The task: Scan the entries below. List each line with "this".

>> Start Raw data

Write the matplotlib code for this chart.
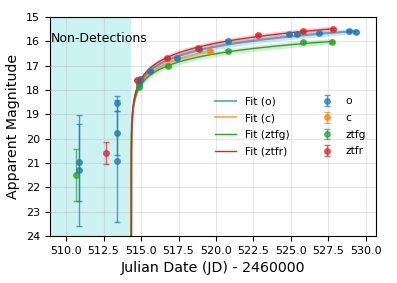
import numpy as np
import matplotlib
matplotlib.use("Agg")
import matplotlib.pyplot as plt

# ---- data ----
bands = ["o", "c", "ztfg", "ztfr"]
colors = {"o": "#1f77b4", "c": "#ff7f0e", "ztfg": "#2ca02c", "ztfr": "#d62728"}

t_o = [510.85, 510.88, 513.38, 513.38, 513.38, 514.88, 514.93, 515.58, 517.40, 518.87,
       520.82, 524.89, 525.38, 526.87, 528.87, 529.31]
m_o = [20.97, 21.30, 18.55, 19.78, 20.91, 17.75, 17.53, 17.22, 16.68, 16.33,
       15.99, 15.71, 15.71, 15.67, 15.58, 15.60]
e_o = [1.59, 2.28, 0.32, 0.90, 2.50, 0.05, 0.05, 0.04, 0.04, 0.04,
       0.04, 0.04, 0.04, 0.04, 0.04, 0.04]

t_c = [519.62]
m_c = [16.41]
e_c = [0.04]

t_g = [510.67, 514.85, 516.80, 520.82, 525.78, 527.75]
m_g = [21.49, 17.86, 17.02, 16.38, 16.01, 16.04]
e_g = [1.07, 0.05, 0.04, 0.04, 0.04, 0.04]

t_r = [512.69, 514.75, 516.73, 518.78, 522.78, 525.78, 527.78]
m_r = [20.58, 17.58, 16.68, 16.26, 15.74, 15.58, 15.51]
e_r = [0.46, 0.05, 0.04, 0.04, 0.04, 0.04, 0.04]

data = {"o": (t_o, m_o, e_o), "c": (t_c, m_c, e_c),
        "ztfg": (t_g, m_g, e_g), "ztfr": (t_r, m_r, e_r)}

# power-law fit parameters: m = A - k*log10(t - t0)
t0 = 514.35
fit_A = {"o": 17.356, "c": 17.457, "ztfg": 17.525, "ztfr": 17.256}
fit_k = {"o": 1.513, "c": 1.45, "ztfg": 1.35, "ztfr": 1.568}
fit_unc = 0.12

nondet_end = 514.31
xticks = [510.0, 512.5, 515.0, 517.5, 520.0, 522.5, 525.0, 527.5, 530.0]
yticks = list(range(15, 25))

# ---- figure ----
fig = plt.figure(figsize=(3.97, 2.83), dpi=100)
ax = fig.add_axes([0.126, 0.166, 0.821, 0.774])

ax.set_xlim(508.93, 530.67)
ax.set_ylim(24, 15)
ax.axvspan(508.0, nondet_end, color="c", alpha=0.2, lw=0, zorder=0)
ax.text(508.98, 15.88, "Non-Detections", fontsize=9, va="center", ha="left")

fit_style = {"o": dict(lw=1.5, alpha=0.6), "c": dict(lw=1.5, alpha=0.6),
             "ztfg": dict(lw=1.0, alpha=1.0), "ztfr": dict(lw=1.0, alpha=1.0)}

for b in bands:
    tend = max(data[b][0])
    tt = t0 + np.geomspace(1e-5, tend - t0, 600)
    mm = fit_A[b] - fit_k[b] * np.log10(tt - t0)
    ax.plot(tt, mm, color=colors[b], label=f"Fit ({b})", zorder=2, **fit_style[b])
    ax.fill_between(tt, mm - fit_unc, mm + fit_unc, color=colors[b], alpha=0.2, lw=0, zorder=1)

for b in bands:
    t, m, e = data[b]
    ax.errorbar(t, m, yerr=e, fmt="o", color=colors[b], ms=4, capsize=2,
                elinewidth=1, alpha=0.7, label=b, zorder=3)

ax.set_xticks(xticks)
ax.set_xticklabels([f"{x:.1f}" for x in xticks])
ax.set_yticks(yticks)
ax.tick_params(labelsize=8)
ax.grid(True, color="#b0b0b0", alpha=0.3, lw=0.8)
ax.set_axisbelow(True)

ax.set_xlabel("Julian Date (JD) - 2460000", fontsize=10.2)
ax.set_ylabel("Apparent Magnitude", fontsize=10.2)

ax.legend(ncol=2, loc="lower right", bbox_to_anchor=(1.0, 0.32), frameon=False,
          fontsize=7.7, labelspacing=0.62, columnspacing=2.5)

fig.savefig("out.png", dpi=100)
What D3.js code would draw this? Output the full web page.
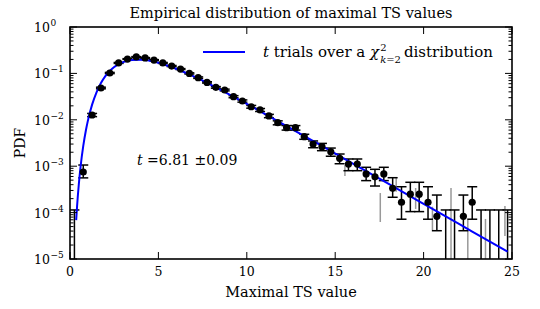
<!DOCTYPE html>
<html>
<head>
<meta charset="utf-8">
<script src="https://cdn.jsdelivr.net/npm/d3@7"></script>
<style>
body { margin: 0; background: #fff; }
svg, svg text, svg tspan { font-family: "DejaVu Serif", "Liberation Serif", serif; }
</style>
</head>
<body>
<svg id="chart"></svg>
<script>
const width = 540;
const height = 309;
const svg = d3.select('#chart').attr('width', width).attr('height', height)
  .attr('font-family', '"DejaVu Serif", serif');

const margin = { top: 27, right: 28, bottom: 50, left: 70 };
const innerW = width - margin.left - margin.right;
const innerH = height - margin.top - margin.bottom;

// histogram bins (centres) and measured PDF, with error bar ends
const binCenters = [0.25, 0.75, 1.25, 1.75, 2.25, 2.75, 3.25, 3.75, 4.25, 4.75,
  5.25, 5.75, 6.25, 6.75, 7.25, 7.75, 8.25, 8.75, 9.25, 9.75,
  10.25, 10.75, 11.25, 11.75, 12.25, 12.75, 13.25, 13.75, 14.25, 14.75,
  15.25, 15.75, 16.25, 16.75, 17.25, 17.75, 18.25, 18.75, 19.25, 19.75,
  20.25, 20.75, 21.25, 21.75, 22.25, 22.75, 23.25, 23.75, 24.25, 24.75];
const pdfValues = [0, 7.5e-4, 0.0127, 0.0485, 0.102, 0.168, 0.204, 0.226, 0.215, 0.194,
  0.168, 0.144, 0.124, 0.100, 0.081, 0.064, 0.050, 0.0439, 0.0315, 0.0254,
  0.0191, 0.0163, 0.0121, 0.00867, 0.00676, 0.00676, 0.00432, 0.00301, 0.00263, 0.00205,
  0.00148, 0.00111, 0.00111, 6.8e-4, 5.9e-4, 6.8e-4, 3.34e-4, 1.67e-4, 2.5e-4, 2.5e-4,
  1.67e-4, 8.3e-5, 0, 0, 8.3e-5, 1.67e-4, 0, 0, 0, 0];
const errLow = [0, 5.6e-4, 0.0117, 0.0466, 0.099, 0.164, 0.200, 0.222, 0.211, 0.190,
  0.164, 0.140, 0.121, 0.097, 0.078, 0.062, 0.048, 0.042, 0.0299, 0.0240,
  0.0178, 0.0151, 0.0111, 0.0078, 0.0060, 0.0060, 0.0038, 0.0025, 0.00216, 0.00164,
  0.00113, 0.0008, 0.0008, 4.89e-4, 3.74e-4, 4.89e-4, 2.14e-4, 7.2e-5, 1.05e-4, 1.05e-4,
  7.2e-5, 4.07e-5, 0, 0, 4.07e-5, 7.2e-5, 0, 0, 0, 0];
const errHigh = [1.14e-4, 1.06e-3, 0.0137, 0.0504, 0.105, 0.172, 0.208, 0.230, 0.219, 0.198,
  0.172, 0.148, 0.127, 0.103, 0.084, 0.066, 0.052, 0.0458, 0.0331, 0.0268,
  0.0204, 0.0175, 0.0131, 0.0095, 0.0075, 0.0075, 0.00487, 0.0035, 0.0031, 0.00246,
  0.00183, 0.00143, 0.00143, 9.47e-4, 8.57e-4, 9.47e-4, 5.65e-4, 3.61e-4, 4.5e-4, 4.5e-4,
  3.61e-4, 2.39e-4, 1.14e-4, 1.14e-4, 2.39e-4, 3.61e-4, 1.14e-4, 1.14e-4, 1.14e-4, 1.14e-4];

// faint grey error bars of the second binning
const greyX = [15.55, 17.55, 18.45, 19.55, 20.5, 21.55, 22.5, 23.5, 24.6];
const greyLow = [6.15e-4, 6.27e-5, 2.82e-4, 1.2e-4, 4.2e-5, 0, 0, 0, 3.13e-5];
const greyHigh = [1.06e-3, 2.64e-4, 5.57e-4, 3.39e-4, 1.34e-4, 3.39e-4, 6.9e-5, 7.3e-5, 1.39e-4];

// model curve: t trials over chi2(k=2)
const curveX = [0.35, 0.4, 0.5, 0.6, 0.75, 0.9, 1.0, 1.25, 1.5, 1.75, 2, 2.25, 2.5, 3, 3.5, 4,
  4.5, 5, 6, 7, 8, 9, 10, 12, 14, 16, 18, 20, 22, 24, 24.75];
const curveY = [6.9e-5, 1.37e-4, 4.14e-4, 9.9e-4, 2.73e-3, 5.97e-3, 9.15e-3, 0.0212, 0.0392, 0.0618,
  0.0872, 0.113, 0.1373, 0.1753, 0.1952, 0.198, 0.1879, 0.170, 0.126, 0.0861,
  0.0560, 0.03545, 0.02206, 0.00832, 0.003089, 0.00114, 4.2e-4, 1.546e-4, 5.69e-5, 2.09e-5, 1.44e-5];

const xTicks = [0, 5, 10, 15, 20, 25];
const yExps = [0, -1, -2, -3, -4, -5];

const x = d3.scaleLinear().domain([0, 25]).range([0, innerW]);
const y = d3.scaleLog().domain([1e-5, 1]).range([innerH, 0]);
const yc = v => v <= 0 ? innerH + 5 : y(v);

const g = svg.append('g').attr('transform', `translate(${margin.left},${margin.top})`);

g.append('clipPath').attr('id', 'clip')
  .append('rect').attr('width', innerW).attr('height', innerH);
const plot = g.append('g').attr('clip-path', 'url(#clip)');

// grey bars
plot.selectAll('.grey').data(greyX).enter().append('line')
  .attr('x1', d => x(d)).attr('x2', d => x(d))
  .attr('y1', (d, i) => yc(greyLow[i])).attr('y2', (d, i) => yc(greyHigh[i]))
  .attr('stroke', '#999').attr('stroke-width', 1.5);

// black error bars
const bins = binCenters.map((c, i) => ({ c, v: pdfValues[i], lo: errLow[i], hi: errHigh[i] }));
const eb = plot.selectAll('.eb').data(bins).enter().append('g').attr('class', 'eb');
eb.append('line')
  .attr('x1', d => x(d.c)).attr('x2', d => x(d.c))
  .attr('y1', d => yc(d.lo)).attr('y2', d => yc(d.hi))
  .attr('stroke', '#000').attr('stroke-width', 1.5);
eb.append('line')
  .attr('x1', d => x(d.c) - 5).attr('x2', d => x(d.c) + 5)
  .attr('y1', d => yc(d.hi)).attr('y2', d => yc(d.hi))
  .attr('stroke', '#000').attr('stroke-width', 1.5);
eb.filter(d => d.lo > 0).append('line')
  .attr('x1', d => x(d.c) - 5).attr('x2', d => x(d.c) + 5)
  .attr('y1', d => yc(d.lo)).attr('y2', d => yc(d.lo))
  .attr('stroke', '#000').attr('stroke-width', 1.5);

// model curve
const line = d3.line().x(d => x(d[0])).y(d => y(d[1])).curve(d3.curveMonotoneX);
plot.append('path')
  .datum(curveX.map((v, i) => [v, curveY[i]]))
  .attr('d', line)
  .attr('fill', 'none').attr('stroke', '#0000ff').attr('stroke-width', 2);

// dots
plot.selectAll('.dot').data(bins.filter(d => d.v > 0)).enter().append('circle')
  .attr('cx', d => x(d.c)).attr('cy', d => y(d.v)).attr('r', 3.6)
  .attr('fill', '#000');

// frame
g.append('rect').attr('width', innerW).attr('height', innerH)
  .attr('fill', 'none').attr('stroke', '#000').attr('stroke-width', 1.6);

// x ticks (inward, bottom & top)
xTicks.forEach(t => {
  g.append('line').attr('x1', x(t)).attr('x2', x(t)).attr('y1', innerH).attr('y2', innerH - 7)
    .attr('stroke', '#000').attr('stroke-width', 1);
  g.append('line').attr('x1', x(t)).attr('x2', x(t)).attr('y1', 0).attr('y2', 7)
    .attr('stroke', '#000').attr('stroke-width', 1);
  g.append('text').attr('x', x(t)).attr('y', innerH + 17)
    .attr('text-anchor', 'middle').style('font-size', '12.5px').text(t);
});

// y ticks, major + minor, both sides
const minor = [];
for (let e = -5; e < 0; e++) for (let m = 2; m <= 9; m++) minor.push(m * Math.pow(10, e));
minor.forEach(v => {
  g.append('line').attr('x1', 0).attr('x2', 3.5).attr('y1', y(v)).attr('y2', y(v))
    .attr('stroke', '#000').attr('stroke-width', 1);
  g.append('line').attr('x1', innerW).attr('x2', innerW - 3.5).attr('y1', y(v)).attr('y2', y(v))
    .attr('stroke', '#000').attr('stroke-width', 1);
});
yExps.forEach(e => {
  const v = Math.pow(10, e);
  g.append('line').attr('x1', 0).attr('x2', 7).attr('y1', y(v)).attr('y2', y(v))
    .attr('stroke', '#000').attr('stroke-width', 1);
  g.append('line').attr('x1', innerW).attr('x2', innerW - 7).attr('y1', y(v)).attr('y2', y(v))
    .attr('stroke', '#000').attr('stroke-width', 1);
  g.append('text').attr('x', -20).attr('y', y(v) + 5)
    .attr('text-anchor', 'end').style('font-size', '12.5px').text('10');
  g.append('text').attr('x', -19.5).attr('y', y(v) - 1)
    .style('font-size', '9px').text(e === 0 ? '0' : '\u2212' + (-e));
});

// title and axis labels
svg.append('text').attr('x', margin.left + innerW / 2).attr('y', 18)
  .attr('text-anchor', 'middle').style('font-size', '14.5px')
  .text('Empirical distribution of maximal TS values');
svg.append('text').attr('x', margin.left + innerW / 2).attr('y', 297)
  .attr('text-anchor', 'middle').style('font-size', '14.5px').text('Maximal TS value');
svg.append('text').attr('transform', `translate(25,${margin.top + innerH / 2}) rotate(-90)`)
  .attr('text-anchor', 'middle').style('font-size', '14px').text('PDF');

// annotation
const ann = svg.append('text').attr('x', 137).attr('y', 165).style('font-size', '14px');
ann.append('tspan').style('font-style', 'italic').text('t');
ann.append('tspan').text(' =6.81 \u00b10.09');

// legend
svg.append('line').attr('x1', 203).attr('x2', 245).attr('y1', 52).attr('y2', 52)
  .attr('stroke', '#0000ff').attr('stroke-width', 2);
const leg = svg.append('text').attr('x', 263).attr('y', 57).style('font-size', '15px');
leg.append('tspan').style('font-style', 'italic').text('t');
leg.append('tspan').text(' trials over a ');
leg.append('tspan').style('font-style', 'italic').text('\u03c7');
const legEnd = 263 + leg.node().getComputedTextLength();
svg.append('text').attr('x', legEnd + 1).attr('y', 51).style('font-size', '10px').text('2');
const sub = svg.append('text').attr('x', legEnd + 1).attr('y', 63).style('font-size', '10px');
sub.append('tspan').style('font-style', 'italic').text('k');
sub.append('tspan').text('=2');
const subEnd = legEnd + 1 + sub.node().getComputedTextLength();
svg.append('text').attr('x', subEnd + 3).attr('y', 57).style('font-size', '15px').text('distribution');
</script>
</body>
</html>
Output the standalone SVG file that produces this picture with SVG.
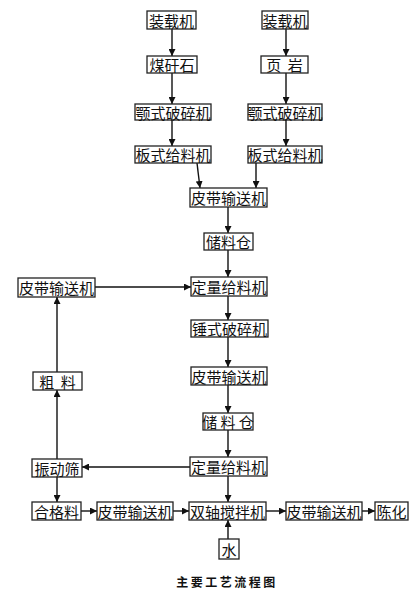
<svg xmlns="http://www.w3.org/2000/svg" width="418" height="594" viewBox="0 0 418 594">
<defs>
<marker id="ah" viewBox="0 0 8 8" refX="8" refY="4" markerWidth="7" markerHeight="7" markerUnits="userSpaceOnUse" orient="auto">
<path d="M0,0 L8,4 L0,8 Z" fill="#111"/>
</marker>
<style>
rect{fill:#fff;stroke:#222;stroke-width:1.3}
text{font-family:"Noto Sans CJK SC","Noto Sans CJK JP",sans-serif;font-size:15px;fill:#111;text-anchor:middle;dominant-baseline:central}
.c line,.c polyline{stroke:#111;stroke-width:1.4;fill:none;marker-end:url(#ah)}
.cap{font-size:12px;font-weight:bold;letter-spacing:2.5px}
</style>
</defs>
<rect x="0" y="0" width="418" height="594" style="fill:#fff;stroke:none"/>
<g class="c" id="connectors">
<line x1="172" y1="29" x2="172" y2="56"/>
<line x1="286" y1="29" x2="286" y2="56"/>
<line x1="172" y1="73" x2="172" y2="104"/>
<line x1="286" y1="73" x2="286" y2="104"/>
<line x1="172" y1="120" x2="172" y2="146"/>
<line x1="286" y1="120" x2="286" y2="146"/>
<line x1="197" y1="163" x2="200" y2="188"/>
<line x1="256" y1="163" x2="256" y2="188"/>
<line x1="228" y1="207" x2="228" y2="233"/>
<line x1="228" y1="250" x2="228" y2="277"/>
<line x1="95" y1="287" x2="191" y2="287"/>
<line x1="228" y1="296" x2="228" y2="320"/>
<line x1="228" y1="337" x2="228" y2="367"/>
<line x1="228" y1="385" x2="228" y2="413"/>
<line x1="228" y1="430" x2="228" y2="457"/>
<line x1="57" y1="372" x2="57" y2="297"/>
<line x1="57" y1="459" x2="57" y2="390"/>
<line x1="190" y1="467" x2="82" y2="467"/>
<line x1="57" y1="477" x2="57" y2="502"/>
<line x1="228" y1="476" x2="228" y2="502"/>
<line x1="81" y1="511" x2="97" y2="511"/>
<line x1="173" y1="511" x2="189" y2="511"/>
<line x1="266" y1="511" x2="286" y2="511"/>
<line x1="362" y1="511" x2="375" y2="511"/>
<line x1="228" y1="539" x2="228" y2="520"/>
</g>
<g id="n1"><rect x="147" y="11" width="49" height="18"/><text x="171.5" y="20">装载机</text></g>
<g id="n2"><rect x="262" y="11" width="46" height="18"/><text x="285" y="20">装载机</text></g>
<g id="n3"><rect x="147" y="56" width="50" height="17"/><text x="172" y="64.5">煤矸石</text></g>
<g id="n4"><rect x="261" y="56" width="47" height="17"/><text x="284.5" y="64.5" xml:space="preserve">页  岩</text></g>
<g id="n5"><rect x="135" y="104" width="76" height="16"/><text x="173" y="112">颚式破碎机</text></g>
<g id="n6"><rect x="248" y="104" width="74" height="16"/><text x="285" y="112">颚式破碎机</text></g>
<g id="n7"><rect x="135" y="146" width="76" height="17"/><text x="173" y="154.5">板式给料机</text></g>
<g id="n8"><rect x="248" y="146" width="74" height="17"/><text x="285" y="154.5">板式给料机</text></g>
<g id="n9"><rect x="190" y="188" width="77" height="19"/><text x="228.5" y="197.5">皮带输送机</text></g>
<g id="n10"><rect x="204" y="233" width="49" height="17"/><text x="228.5" y="241.5">储料仓</text></g>
<g id="n11"><rect x="191" y="277" width="76" height="19"/><text x="229" y="286.5">定量给料机</text></g>
<g id="n12"><rect x="18" y="278" width="77" height="19"/><text x="56.5" y="287.5">皮带输送机</text></g>
<g id="n13"><rect x="191" y="320" width="77" height="17"/><text x="229.5" y="328.5">锤式破碎机</text></g>
<g id="n14"><rect x="191" y="367" width="76" height="18"/><text x="229" y="376">皮带输送机</text></g>
<g id="n15"><rect x="33" y="372" width="49" height="18"/><text x="57.5" y="381" xml:space="preserve">粗  料</text></g>
<g id="n16"><rect x="203" y="413" width="50" height="17"/><text x="228" y="421.5" xml:space="preserve">储 料 仓</text></g>
<g id="n17"><rect x="190" y="457" width="77" height="19"/><text x="228.5" y="466.5">定量给料机</text></g>
<g id="n18"><rect x="32" y="459" width="50" height="18"/><text x="57" y="468">振动筛</text></g>
<g id="n19"><rect x="32" y="502" width="49" height="18"/><text x="56.5" y="511">合格料</text></g>
<g id="n20"><rect x="97" y="502" width="76" height="18"/><text x="135" y="511">皮带输送机</text></g>
<g id="n21"><rect x="189" y="502" width="77" height="18"/><text x="227.5" y="511">双轴搅拌机</text></g>
<g id="n22"><rect x="286" y="502" width="76" height="18"/><text x="324" y="511">皮带输送机</text></g>
<g id="n23"><rect x="375" y="502" width="33" height="18"/><text x="391.5" y="511">陈化</text></g>
<g id="n24"><rect x="219" y="539" width="20" height="20"/><text x="229" y="549">水</text></g>
<text class="cap" x="227" y="581" xml:space="preserve">主要工艺流程图</text>
</svg>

>> End Raw data

Exercise solution:
Write the matplotlib code for this chart.
What D3.js code would draw this? Output the full web page.
Output the standalone SVG file that produces this picture with SVG.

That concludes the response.